Let's say if there are 6000 employees, then won't the program (running using Node.js) keep on making requests to ServerA, and in fact print out "All done" almost instantly (maybe within seconds), but now just have 6000 threads all trying to get data from ServerA, and then do calculations, and post to ServerB? Would there be a better way to do it?

It seems there might be some benefits to making requests in parallel: if each request to ServerA takes 3 seconds, then making parallel requests to it probably will save some time if it can return 4 requests within the 3 seconds. But if ServerA is sent to many requests at the same time, then it may just bottle up the requests and just be able to process a few requests at a time. Or, using this method, does the system actually limit the amount of simultaneous fetches by limiting the number of connections at the same time. So let's say if it limits 4 connections at the same time, then "All done" is printed quickly, but internally it is processing 4 employees at the same time, so it is alright? If ServerA and ServerB don't complain about having several requests at the same time, and the calculation, let's say take milliseconds to finish, then this method may take 1/4 of the time to finish compared to the synchronous version?


Solution

  • First of all, JavaScript executes your JavaScript code typically with one thread, whether you use promises or not. Multiple threads can come into play when you use Web Workers, and also in lower-level, non-JavaScript code that JavaScript relies on (like file I/O, HTTP request handling, ...etc).

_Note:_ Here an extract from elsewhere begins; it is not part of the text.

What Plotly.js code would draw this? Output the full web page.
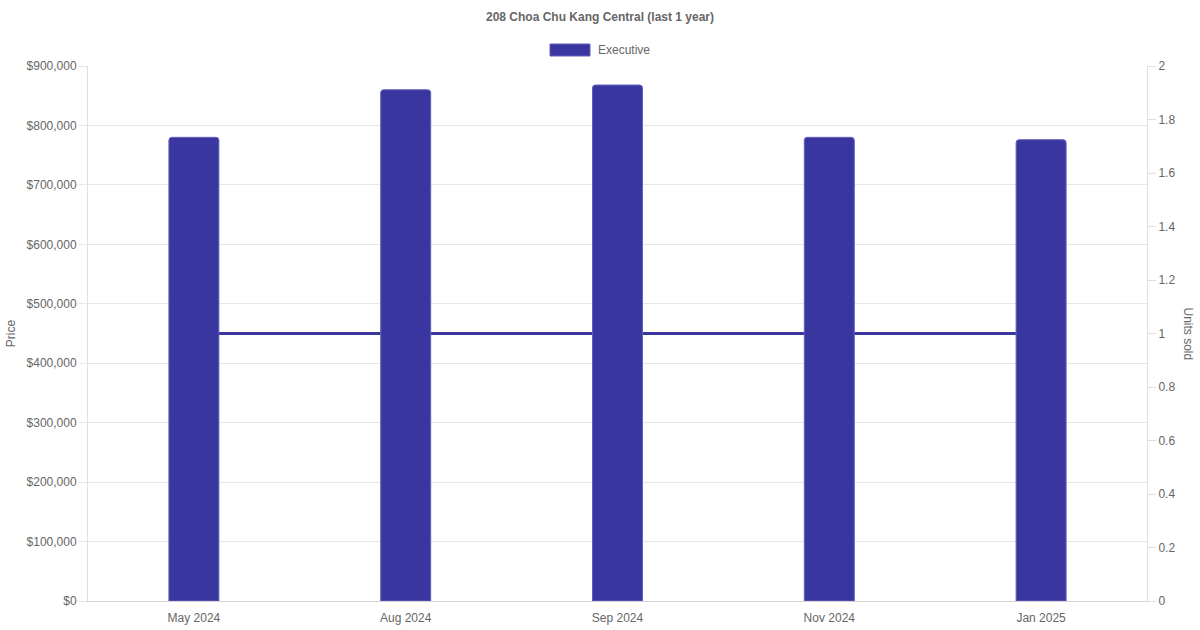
<!DOCTYPE html>
<html>
<head>
<meta charset="utf-8">
<script src="https://cdn.plot.ly/plotly-3.0.1.min.js"></script>
<style>html,body{margin:0;padding:0;background:#fff;}#chart{width:1200px;height:630px;}</style>
</head>
<body>
<div id="chart"></div>
<script>
const months = ["May 2024", "Aug 2024", "Sep 2024", "Nov 2024", "Jan 2025"];
const prices = [780000, 860000, 868000, 780000, 776000];
const unitsSold = [1, 1, 1, 1, 1];
const seriesName = "Executive";
const chartTitle = "208 Choa Chu Kang Central (last 1 year)";
const leftAxisTitle = "Price";
const rightAxisTitle = "Units sold";

const barColor = "#3a36a0";
const fontFamily = "Liberation Sans, Arial, Helvetica, sans-serif";
const textColor = "#666666";

const traces = [
  {
    type: "scatter",
    mode: "lines",
    x: months,
    y: unitsSold,
    yaxis: "y",
    xaxis: "x",
    name: "Units sold",
    showlegend: false,
    line: {color: barColor, width: 3},
    hoverinfo: "skip"
  },
  {
    type: "bar",
    x: months,
    y: prices,
    xaxis: "x",
    yaxis: "y2",
    name: seriesName,
    showlegend: false,
    marker: {color: barColor, line: {color: "#6360bd", width: 1}}
  }
];

const layout = {
  width: 1200,
  height: 630,
  margin: {l: 88, r: 53, t: 66, b: 29, pad: 0},
  paper_bgcolor: "#ffffff",
  plot_bgcolor: "#ffffff",
  font: {family: fontFamily, size: 12, color: textColor},
  showlegend: false,
  bargap: 0.764,
  barcornerradius: 3,
  title: {
    text: chartTitle,
    font: {family: fontFamily, size: 12, color: textColor, weight: "bold"},
    x: 0.5, xanchor: "center",
    y: 1 - 17 / 630, yref: "container", yanchor: "middle"
  },
  xaxis: {
    type: "category",
    range: [-0.5, 4.5],
    showgrid: false,
    zeroline: false,
    showline: true,
    linecolor: "#d4d4d4",
    linewidth: 1,
    ticks: "outside",
    ticklen: 6,
    tickcolor: "rgba(0,0,0,0)",
    tickfont: {size: 12, color: textColor},
    automargin: false
  },
  yaxis: {
    range: [0, 2],
    dtick: 0.2,
    side: "right",
    showgrid: false,
    zeroline: false,
    showline: true,
    linecolor: "#e0e0e0",
    ticks: "outside",
    ticklen: 8,
    tickcolor: "#e0e0e0",
    tickfont: {size: 12, color: textColor},
    automargin: false
  },
  yaxis2: {
    overlaying: "y",
    side: "left",
    range: [0, 900000],
    dtick: 100000,
    tickprefix: "$",
    tickformat: ",d",
    showgrid: true,
    gridcolor: "#e6e6e6",
    zeroline: false,
    showline: true,
    linecolor: "#e0e0e0",
    ticks: "outside",
    ticklen: 8,
    tickcolor: "#e6e6e6",
    tickfont: {size: 12, color: textColor},
    title: {text: leftAxisTitle, font: {size: 12, color: textColor}, standoff: 8},
    automargin: false
  },
  shapes: [
    {
      type: "rect", xref: "paper", yref: "paper",
      x0: (550 - 88) / 1059, x1: (590 - 88) / 1059,
      y0: (601 - 56) / 535, y1: (601 - 44) / 535,
      fillcolor: barColor, line: {color: "#6360bd", width: 1}
    }
  ],
  annotations: [
    {
      text: seriesName, xref: "paper", yref: "paper",
      x: (596 - 88) / 1059, y: (601 - 50) / 535,
      xanchor: "left", yanchor: "middle", showarrow: false,
      font: {size: 12, color: textColor}
    },
    {
      text: rightAxisTitle, xref: "paper", yref: "paper",
      x: (1188 - 88) / 1059, y: 0.5,
      xanchor: "center", yanchor: "middle", showarrow: false,
      textangle: 90,
      font: {size: 12, color: textColor}
    }
  ]
};

Plotly.newPlot("chart", traces, layout, {displayModeBar: false, staticPlot: true});
</script>
</body>
</html>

    The first piece of code is not well designed, as the for loop executes synchronously, so the next iteration will not wait for the promise of the previous iteration to resolve.

    Because of this, the requests will indeed all be triggered at almost the same time, and "done" will be output synchronously (immediately). A server may complain about the many requests it gets in a very short time. Often servers set a maximum limit on the number of requests per time unit, or (in the worst case) they may just go down under the load.

    Also:

    • You are employing the promise constructor antipattern: don't create a new Promise when you already have a promise (returned by fetch)

    • The promise returned by fetch does not resolve to the data directly. Instead it resolves to a response object that exposes methods to get to the data asynchronously.

    Here is a possible way to chain the promises, so the next fetch will only happen when the previous one had a response:

    let promise = Promise.resolve();
    for (let employee of employees) {
        promise = promise.then(() => fetch(someUrlToServerA + employee.id))
            .then((response) => response.json()) // assuming you get data as JSON
            .then((data) => postData(someUrlToServerB + employee.id, doCalculations(data)))
            .then(() => console.log("Finished for", employee.id));
    }
    promise.then(() => console.log("All done."));
    

    Asynchronous "recursion"

    This above solution creates all promises in one sweep. To delay the creation of promises until they are really necessary, you could create an asynchronous loop:

    (function loop(i) {
        if (i >= employees.length) {
            console.log("All done.");
            return;
        }
        let employee = employees[i];
        fetch(someUrlToServerA + employee.id))
            .then((response) => response.json()) // assuming you get data as JSON
            .then((data) => postData(someUrlToServerB + employee.id, doCalculations(data)))
            .then(() => console.log("Finished for", employee.id)
            .then(() => loop(i+1));
    })(0);
    

    The async await version

    Because of the async and await keywords, the for loop here does not do all iterations synchronously, but only gets to the next iteration when the promises created in the previous iteration have been resolved. The second code snippet is a better version than the first when it comes to doing things one after the other. Again, it misinterprets the value that the fetch promise resolves to. It resolves to a response object, not to the data. You should also declare data as a variable or it will be global (in sloppy mode):

    (async function(){
        for (let employee of employees) {
            let response = await fetch(someUrlToServerA + employee.id);
            let data = await response.json();
            let result = doCalculations(data);
            await postData(someUrlToServerB + employee.id, result);
            console.log("Finished for", employee.id);
        }
        console.log("All done.");
    })();
    

    Running in parallel

    Although JavaScript cannot execute multiple lines of its code in parallel, the underlying APIs (which may rely on non-JS code and Operation System calls) can operate in parallel. So indeed the processes that deal with HTTP requests and inform JavaScript (via its event queue) that a request has a response, can run in parallel.

    If you want to go that way, then you should initiate some (or all) fetch calls synchronously, and use Promise.all to wait for all those returned promises to resolve.

    Your first piece of code would then need to be rewritten as:

    let promises = [];
    for (let employee of employees) {
        promises.push(fetch(someUrlToServerA + employee.id)
            .then((response) => response.json()) // assuming you get data as JSON
            .then((data) => postData(someUrlToServerB + employee.id, doCalculations(data))
            .then(() => console.log("Finished for", employee.id)))
    }
    Promise.all(promises).then(() => console.log("All done."));
    

    Limiting parallelism

    If you want a hybrid solution, were the number of pending promises is limited to, let's say, 4, then you need to combine the use of Promise.all (working on an array of 4 promises), with the chaining that is happening in the first code block (using promise = promise.then()).

    I'll leave that for you to design. If you have an issue with getting that to work, you can come back with a new question.